School counselling services (partly funded by PP) are provided which is an extremely valuable resource for vulnerable students. Some also continue to benefit by financing activities provided by the Holt Youth Project Young Carers scheme.

Support materials and books

Pupil Premium students were;

  • issued with a study materials, including paper, folders, GCSE Pod subscriptions and pens;
  • issued with a core Key Stage relevant ‘Home Study Pack’. The ‘Home Study Pack’ included core texts, a complete set of revision guides such as French and German study aids, an English dictionary and a Thesaurus.
  • issued with art materials such as art pencils and sketch books.
  • given access to specifically ordered materials in the library to encourage students’ interest in and love of literature.
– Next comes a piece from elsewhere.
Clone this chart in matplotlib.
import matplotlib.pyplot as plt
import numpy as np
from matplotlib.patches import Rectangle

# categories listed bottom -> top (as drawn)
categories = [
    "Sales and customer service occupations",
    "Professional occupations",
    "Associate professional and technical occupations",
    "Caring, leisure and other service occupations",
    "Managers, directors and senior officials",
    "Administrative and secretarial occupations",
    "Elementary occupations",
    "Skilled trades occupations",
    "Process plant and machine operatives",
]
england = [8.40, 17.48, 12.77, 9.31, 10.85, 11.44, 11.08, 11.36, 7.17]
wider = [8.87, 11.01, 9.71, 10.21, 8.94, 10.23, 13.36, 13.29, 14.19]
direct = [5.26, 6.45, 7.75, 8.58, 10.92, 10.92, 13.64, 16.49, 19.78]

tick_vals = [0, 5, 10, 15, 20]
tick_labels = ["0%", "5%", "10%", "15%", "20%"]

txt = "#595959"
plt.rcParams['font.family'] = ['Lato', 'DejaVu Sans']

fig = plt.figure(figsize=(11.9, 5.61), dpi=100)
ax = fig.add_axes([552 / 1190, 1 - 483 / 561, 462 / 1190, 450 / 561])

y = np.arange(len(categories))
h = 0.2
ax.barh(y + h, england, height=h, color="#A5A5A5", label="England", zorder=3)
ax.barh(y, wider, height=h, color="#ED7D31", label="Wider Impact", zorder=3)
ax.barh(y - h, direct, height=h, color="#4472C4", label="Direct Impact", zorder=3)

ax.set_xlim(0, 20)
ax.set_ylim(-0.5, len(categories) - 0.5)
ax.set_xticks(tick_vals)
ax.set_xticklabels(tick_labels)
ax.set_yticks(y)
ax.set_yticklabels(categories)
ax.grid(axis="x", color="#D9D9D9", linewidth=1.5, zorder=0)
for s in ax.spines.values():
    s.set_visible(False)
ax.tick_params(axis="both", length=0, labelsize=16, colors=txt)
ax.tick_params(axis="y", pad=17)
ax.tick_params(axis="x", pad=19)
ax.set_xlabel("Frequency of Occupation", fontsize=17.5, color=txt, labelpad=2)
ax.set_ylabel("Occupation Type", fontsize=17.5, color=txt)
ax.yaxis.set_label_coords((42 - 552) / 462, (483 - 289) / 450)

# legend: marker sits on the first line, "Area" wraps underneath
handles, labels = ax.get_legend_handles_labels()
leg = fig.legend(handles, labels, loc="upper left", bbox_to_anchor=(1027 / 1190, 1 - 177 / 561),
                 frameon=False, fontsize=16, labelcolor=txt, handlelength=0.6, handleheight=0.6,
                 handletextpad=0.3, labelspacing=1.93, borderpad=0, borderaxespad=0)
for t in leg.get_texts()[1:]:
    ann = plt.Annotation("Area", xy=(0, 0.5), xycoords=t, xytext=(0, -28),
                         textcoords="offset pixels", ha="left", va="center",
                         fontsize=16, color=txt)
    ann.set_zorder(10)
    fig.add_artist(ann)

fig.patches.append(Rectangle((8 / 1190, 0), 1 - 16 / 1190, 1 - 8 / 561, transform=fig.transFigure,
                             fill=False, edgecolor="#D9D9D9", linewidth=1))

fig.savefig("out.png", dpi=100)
Support costs of transport, tuition, uniform and externally provided courses

We continued to pay contributions to Pupil Premium students’ costs to enable their participation in extra-curricular activities, well-being experiences and after-school revision sessions. Similarly, we continued to pay for uniform, music tuition including drums, singing, guitar, and enabled students to access courses offered by other providers.

Uses of Pupil Premium

£

Lunch clubs and workshops

£3,994

STEM/ Author workshops

£4,484

£2,822

Attendance Support

£11,059

Transition Support

£5,222

Individual and small group intervention

£32,742

Catch-up programmes

£12,000

In class support

£29914

Specialist schooling, support and counselling

£12,507

Specialist teaching contributions

£12,258

Uniform and specialist clothing

£826

Support and guidance

£20,183

Music tuition

£2,448

Careers support

£16,331

GCSE specialist qualifications/ interventions

£12,250

Smallholding

£4,605

School trips and activities

£7,181

Books, stationery, equipment etc.

£1,695

 

-£3,958

 

Catch-up Funding

The Department for Education (DfE) provided additional funding for all students in Year 7 from 2012 onwards, who achieved below their age-related expectations at the end of KS2. This additional funding is to beused by schools/academies to provide literacy and numeracy catch-up support for Year 7 students. It is designed to help students catch up as quickly as possible. 
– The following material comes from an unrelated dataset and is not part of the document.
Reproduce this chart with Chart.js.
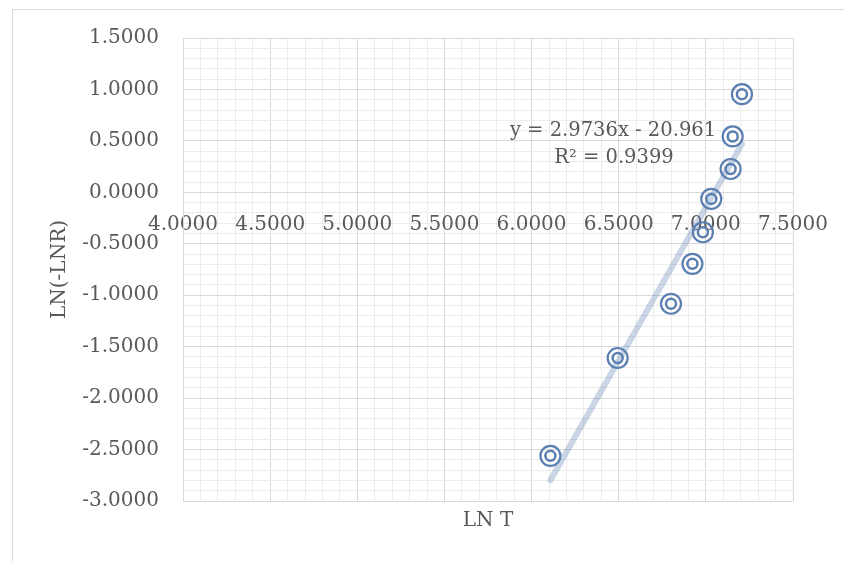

The Catch-up funding allocation for 2016-17 had a positive impact on students who were identified for the discrete programmes delivered in Maths and English.
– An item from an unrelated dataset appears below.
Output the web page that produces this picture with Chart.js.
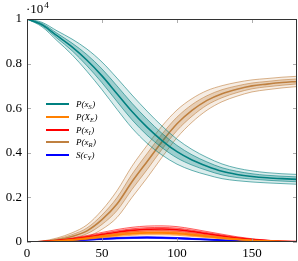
<!DOCTYPE html>
<html>
<head>
<meta charset="utf-8">
<script src="https://cdn.jsdelivr.net/npm/chart.js@4"></script>
<style>
  html, body { margin: 0; padding: 0; background: #fff; }
  #wrap { width: 298px; height: 261px; position: relative; }
</style>
</head>
<body>
<div id="wrap"><canvas id="chart" width="298" height="261"></canvas></div>
<script>
// time axis
var xs = [0, 10, 20, 30, 40, 50, 60, 70, 80, 90, 100, 110, 120, 130, 140, 150, 160, 170, 180];
var xTicks = [0, 50, 100, 150];
var yTicks = [0, 2000, 4000, 6000, 8000, 10000];

// P(x_S) - teal
var sMean  = [10000, 9750, 9250, 8750, 8150, 7450, 6650, 5850, 5150, 4550, 4050, 3680, 3400, 3170, 3030, 2940, 2880, 2840, 2810];
var sOuter = [0, 100, 220, 350, 500, 620, 700, 740, 720, 650, 560, 470, 390, 330, 280, 250, 230, 220, 220];
var sInner = [0, 50, 110, 170, 250, 310, 350, 370, 360, 320, 280, 230, 190, 160, 140, 120, 110, 110, 110];

// P(x_R) - brown
var rMean  = [0, 20, 100, 250, 500, 1000, 1700, 2700, 3600, 4500, 5300, 5900, 6350, 6650, 6850, 7000, 7080, 7150, 7200];
var rOuter = [0, 20, 80, 160, 270, 430, 600, 700, 730, 700, 620, 530, 440, 360, 310, 270, 250, 240, 230];
var rInner = [0, 10, 40, 80, 130, 210, 290, 340, 360, 340, 300, 260, 210, 180, 150, 130, 120, 120, 110];

// P(x_I) - red
var iMean  = [0, 20, 60, 130, 220, 330, 440, 520, 570, 580, 550, 470, 370, 270, 180, 110, 60, 30, 20];
var iOuter = [0, 5, 20, 40, 70, 100, 120, 140, 145, 145, 140, 120, 100, 80, 55, 35, 20, 10, 5];
var iInner = [0, 2, 10, 20, 35, 50, 60, 70, 72, 72, 70, 60, 50, 40, 27, 17, 10, 5, 2];

// P(X_E) - orange
var eMean  = [0, 10, 40, 90, 160, 240, 320, 380, 410, 410, 380, 320, 250, 180, 120, 70, 40, 20, 10];
var eOuter = [0, 3, 10, 25, 40, 55, 70, 80, 85, 85, 80, 70, 55, 40, 28, 18, 10, 5, 3];
var eInner = [0, 1, 5, 12, 20, 27, 35, 40, 42, 42, 40, 35, 27, 20, 14, 9, 5, 2, 1];

// S(c_Y) - blue
var cMean  = [0, 10, 30, 60, 100, 140, 170, 190, 200, 190, 170, 140, 110, 80, 50, 30, 20, 10, 10];
var cOuter = [0, 3, 8, 15, 22, 28, 32, 35, 35, 35, 32, 28, 22, 16, 11, 7, 4, 2, 2];
var cInner = [0, 1, 4, 7, 11, 14, 16, 17, 17, 17, 16, 14, 11, 8, 5, 3, 2, 1, 1];

var series = [
  { name: ['P(', 'x', 'S', ')'], rgb: '0,128,128',  mean: sMean, outer: sOuter, inner: sInner },
  { name: ['P(', 'X', 'E', ')'], rgb: '255,128,0',  mean: eMean, outer: eOuter, inner: eInner },
  { name: ['P(', 'x', 'I', ')'], rgb: '255,0,0',    mean: iMean, outer: iOuter, inner: iInner },
  { name: ['P(', 'x', 'R', ')'], rgb: '191,128,64', mean: rMean, outer: rOuter, inner: rInner },
  { name: ['S(', 'c', 'Y', ')'], rgb: '0,0,255',    mean: cMean, outer: cOuter, inner: cInner }
];

function pts(mean, spread, sign) {
  return xs.map(function (x, i) { return { x: x, y: mean[i] + sign * (spread ? spread[i] : 0) }; });
}

var datasets = [];
series.forEach(function (s) {
  var col = 'rgb(' + s.rgb + ')';
  var base = { pointRadius: 0, cubicInterpolationMode: 'monotone', borderColor: col };
  datasets.push(Object.assign({}, base, { data: pts(s.mean, s.outer, 1), borderWidth: 0.6, fill: '+4', backgroundColor: 'rgba(' + s.rgb + ',0.14)' }));
  datasets.push(Object.assign({}, base, { data: pts(s.mean, s.inner, 1), borderWidth: 0.6, fill: '+2', backgroundColor: 'rgba(' + s.rgb + ',0.28)' }));
  datasets.push(Object.assign({}, base, { data: pts(s.mean, null, 0), borderWidth: 1.6, fill: false }));
  datasets.push(Object.assign({}, base, { data: pts(s.mean, s.inner, -1), borderWidth: 0.6, fill: false }));
  datasets.push(Object.assign({}, base, { data: pts(s.mean, s.outer, -1), borderWidth: 0.6, fill: false }));
});

var serif = '"Liberation Serif", "DejaVu Serif", serif';

// frame, inner ticks, exponent label and legend
var decor = {
  id: 'decor',
  afterDraw: function (chart) {
    var ctx = chart.ctx, a = chart.chartArea;
    var xs_ = chart.scales.x, ys_ = chart.scales.y;
    ctx.save();
    ctx.strokeStyle = '#999';
    ctx.lineWidth = 0.8;
    xTicks.forEach(function (v) {
      var px = Math.round(xs_.getPixelForValue(v)) + 0.5;
      ctx.beginPath();
      ctx.moveTo(px, a.bottom); ctx.lineTo(px, a.bottom - 4);
      ctx.moveTo(px, a.top); ctx.lineTo(px, a.top + 4);
      ctx.stroke();
    });
    yTicks.forEach(function (v) {
      var py = Math.round(ys_.getPixelForValue(v)) + 0.5;
      ctx.beginPath();
      ctx.moveTo(a.left, py); ctx.lineTo(a.left + 4, py);
      ctx.moveTo(a.right, py); ctx.lineTo(a.right - 4, py);
      ctx.stroke();
    });
    ctx.strokeStyle = '#333';
    ctx.lineWidth = 1;
    ctx.strokeRect(a.left + 0.5, a.top + 0.5, a.right - a.left - 1, a.bottom - a.top - 1);

    // exponent
    ctx.fillStyle = '#000';
    ctx.textBaseline = 'alphabetic';
    ctx.font = '13px ' + serif;
    ctx.fillText('\u00b710', 26, 13);
    var w = ctx.measureText('\u00b710').width;
    ctx.font = '9px ' + serif;
    ctx.fillText('4', 26 + w + 1, 8);

    // legend
    var rowY = [104, 117, 130, 142, 155];
    series.forEach(function (s, i) {
      var y = rowY[i];
      ctx.strokeStyle = 'rgb(' + s.rgb + ')';
      ctx.lineWidth = 2;
      ctx.beginPath();
      ctx.moveTo(46, y); ctx.lineTo(69, y);
      ctx.stroke();
      var x = 76;
      ctx.fillStyle = '#000';
      ctx.font = 'italic 9px ' + serif;
      ctx.fillText(s.name[0], x, y + 3);
      x += ctx.measureText(s.name[0]).width;
      ctx.fillText(s.name[1], x, y + 3);
      x += ctx.measureText(s.name[1]).width;
      ctx.font = 'italic 6.5px ' + serif;
      ctx.fillText(s.name[2], x, y + 5);
      x += ctx.measureText(s.name[2]).width + 0.5;
      ctx.font = 'italic 9px ' + serif;
      ctx.fillText(s.name[3], x, y + 3);
    });
    ctx.restore();
  }
};

new Chart(document.getElementById('chart').getContext('2d'), {
  type: 'line',
  data: { datasets: datasets },
  options: {
    responsive: false,
    animation: false,
    events: [],
    layout: { padding: { top: 19, right: 1, left: 0, bottom: 0 } },
    plugins: { legend: { display: false }, tooltip: { enabled: false } },
    scales: {
      x: {
        type: 'linear', min: 0, max: 180,
        afterFit: function (s) { s.height = 19; },
        afterBuildTicks: function (s) { s.ticks = xTicks.map(function (v) { return { value: v }; }); },
        grid: { display: false, drawTicks: false },
        border: { display: false },
        ticks: { padding: 4, color: '#000', font: { family: serif, size: 13 }, maxRotation: 0 }
      },
      y: {
        type: 'linear', min: 0, max: 10000,
        afterFit: function (s) { s.width = 27; },
        afterBuildTicks: function (s) { s.ticks = yTicks.map(function (v) { return { value: v }; }); },
        grid: { display: false, drawTicks: false },
        border: { display: false },
        ticks: { padding: 5, color: '#000', font: { family: serif, size: 13 },
          callback: function (v) { return String(v / 10000); } }
      }
    }
  },
  plugins: [decor]
});
</script>
</body>
</html>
The School received just over £12,000 Catch Up funding for 2016-17 and this sum is supplemented from Pupil Premium in order to offer sustained catchup provision.

Our Aims:

At Sheringham the Catch Up funding is being used to work towards achieving the following aims:

  • To further build upon success with reading in previous years.
  • To look to refine the tracking system for targeted interventions.
  • To develop handwriting and reading intervention strategies.
  • To combine with Pupil Premium targeting to develop strategies to enhance reading comprehension skills and the enjoyment of reading for pleasure through the Reading Challenge scheme.
  • To focus on SPAG literacy strategies to support all subjects.
  • To further raise whole school literacy and numeracy awareness.
  • To promote a culture of reading and increase the number of students using the library.
  • To improve mental maths strategies.

Deployment of Funding

Specifically this has involved targeting individual literacy and numeracy needs through specialist-led interventions over 30 weeks provided in either 1:1 or small groups to support the development of a range of skills including: fine and gross motor skills development; letter and number recognition, writing sentences; organising ideas in writing; and, early literacy. Typically, interventions might involve 2-3 hours per week for each student divided into various blocks of time. Of the total funding, around £10,000 is set aside specifically for the teaching hours for intervention at an average hourly rate while resources account for the remainder including specific catchup scheme books, packs or apparatus. Funding can also be allocated for enrichment activities such as library projects or author visits to improve creative writing and confidence.

Impact of Funding

  • Increased whole academy awareness of literacy and numeracy; see lesson observations and student voice.
  • Increased confidence in reading and storytelling; lesson obs and student voice.
  • Intervention sessions impacted positively on across Yr 7 & 8 in relation to their reading ages. Reading age in Year 7 was assessed at 3 points in the year. Average improvement over the year was 23.3 months per student.
  • At Sheringham we look to sustain this intervention too and over 50% of those on the year 7 catchup programme in either or both core subjects continued in interventions into Year 8. For example, 14 students in Year 8 continued to follow reading intervention for 2 sessions per week and the average reading age improvement over the year was 18.9 months.
  • In Numeracy, 6 students in Year 7 were identified for small group support 1 hour per week with Maths trained TA to focus on weak areas identified in baseline testing and KS2 QLA. A catch-up programme was tailor made to the group and included focus on times tables, multiplying using the grid method, subtraction, fractions and percentages, dividing and worded problems. Students were assessed on entry and exit in NC levels. Over half made progress on NC levels and, between March and July, three quarters made further progress on the Sandwell scale. A further 8 students were identified for Maths support intervention 1 hour per week to focus on improving familiarity with the 4 operations and developing problem solving skills. Students were assessed on entry and exit in NC levels. 87% of students made progress.
  • Increased engagement in reading across the whole academy; see library footfall increase by 11% this year.
  • Increase in reading level progress across Year 7 Reading Challenge intervention group.
  • The gap in progress in English and Maths is closing for these students and their learning behaviour assessments show positive impacts.(ATL averages increasing).
  • Writing workshops have enabled students to positively engage in the learning, develop greater confidence and further build upon their ability to use descriptive language.
  • Maths resources which set the subject in a practical context have been purchased and used effectively.

Future Deployment

We intend to further develop and build upon current successes through the Literacy and Numeracy Intervention provisions by targeted spending on teaching time and resources such as developing Lexia and Dockside provision.